Although mild weather and weakened economic activity served to abate demand in the short term, four trends have emerged that could keep natural gas prices near current levels for several years to come, in contrast to many published forecasts.

While this would benefit gas consumers, it would have adverse consequences for Western gas producers and throw into question elements of the energy policies and environmental legislation currently being enacted.

First, there has been a structural shift in the supply of natural gas away from conventional production, where individual wells target discrete pockets of natural gas, to unconventional sources, where many wells are required to unlock previously unrecoverable gas from rock formations such as shale.

These previously untapped shale gas resources have proven to be more productive than expected. As a result, supply constraints could be alleviated, reducing the need for high-cost imports. On the other hand, we estimate that many new shale gas projects require prices above $6 per 1,000 cubic feet to be economically viable, making them unprofitable at today's prices.

Second, this robust North American gas production has been supplemented in recent months by higher imports of liquefied natural gas, or LNG, from Africa and the Middle East. LNG is natural gas produced in regions with limited demand, which has been cooled and compressed into a liquid that can be transported around the globe. It appears that 2009 could be a record year for new LNG production capacity, just as global gas demand is at a low point, possibly creating a temporary global oversupply that could put further downward pressure on North America's gas prices.

The third major trend is U.S. energy policy. Paradoxically, the core elements of current "green energy" plans, including the addition of renewable energy sources (such as wind and solar) and energy conservation measures, could result in less electricity generated from lower-emitting gas plants and virtually unchanged generation from higher-emitting coal.

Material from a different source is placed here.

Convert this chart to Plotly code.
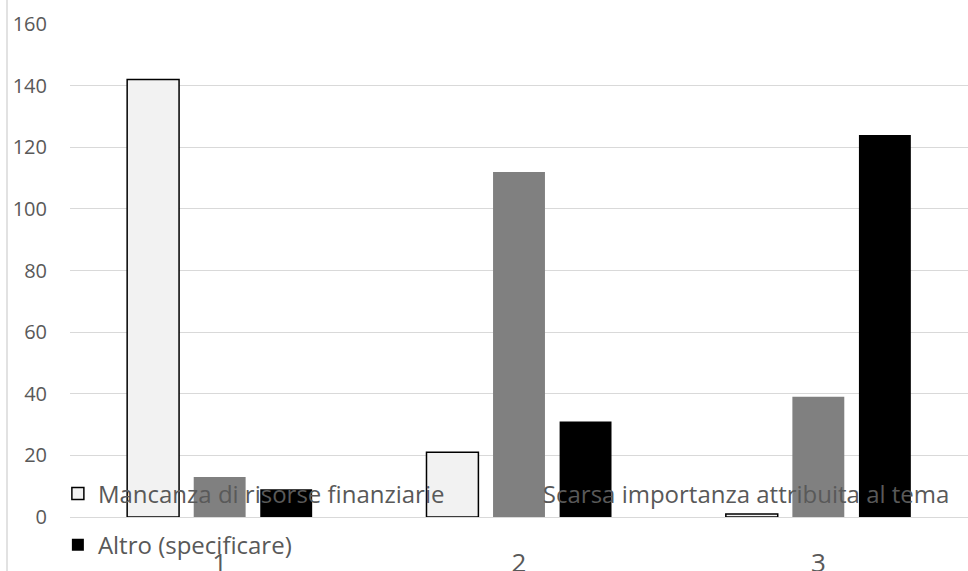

Gas generation is more expensive than coal in the absence of significant charges for carbon dioxide emissions and is therefore more susceptible to declining demand for electricity and competition from renewables.

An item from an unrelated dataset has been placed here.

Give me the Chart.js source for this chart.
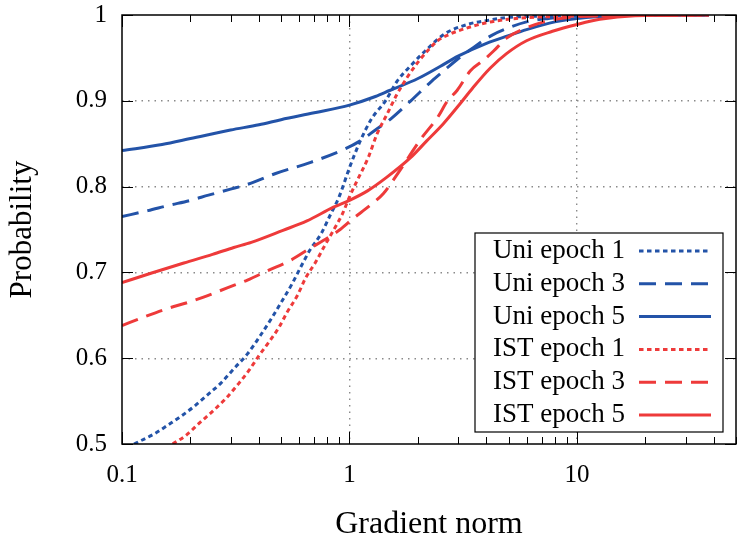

Moreover, wind generation is expensive to install, often operates at below 30 per cent capacity, produces electricity at unpredictable times, and is supported by substantial consumer and government subsidies.

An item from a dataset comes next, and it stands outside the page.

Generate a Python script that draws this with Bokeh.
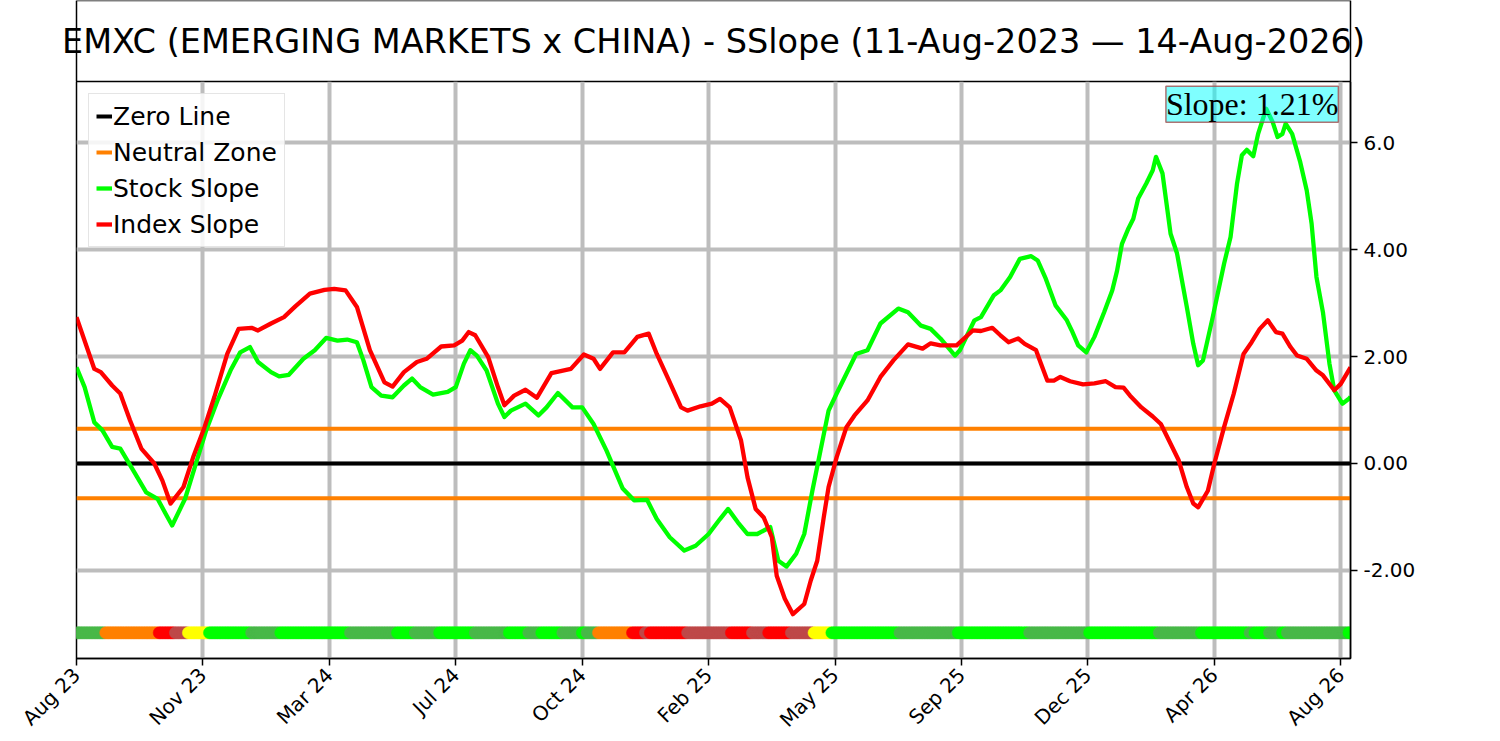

The result of the current energy and stimulus plans may therefore be a legacy of high-cost generation and little reduction in carbon dioxide from coal-fired generation.

Finally, the coal industry may prove to be more resilient to carbon dioxide regulation than previously thought. Gas-fired power plants will benefit from carbon dioxide regulation because they produce half the carbon dioxide of coal plants. However, coal producers, shippers and consumers may absorb substantial carbon dioxide costs through lower margins in order to defend their businesses, thereby limiting the shift from coal to gas generation and the accompanying growth in gas demand.

The cumulative effect of these trends is that North America could have excess available gas supply for a number of years, a significant shift from the prevailing views of recent years. Naturally, this will benefit consumers and gas-consuming industries through lower prices and better access to a cleaner fuel.

On the other hand, this creates a challenging picture for Western Canadian gas producers and could put significant pressure on several high-profile gas developments, such as in the Mackenzie Delta.

It also suggests that legislators should revisit some of the fundamental assumptions driving current energy and environmental policy on both sides of the border.

Jiri Maly is a principal in the Toronto office of McKinsey & Co. Tommy Inglesby, a principal in the Houston office of McKinsey, also contributed to this article.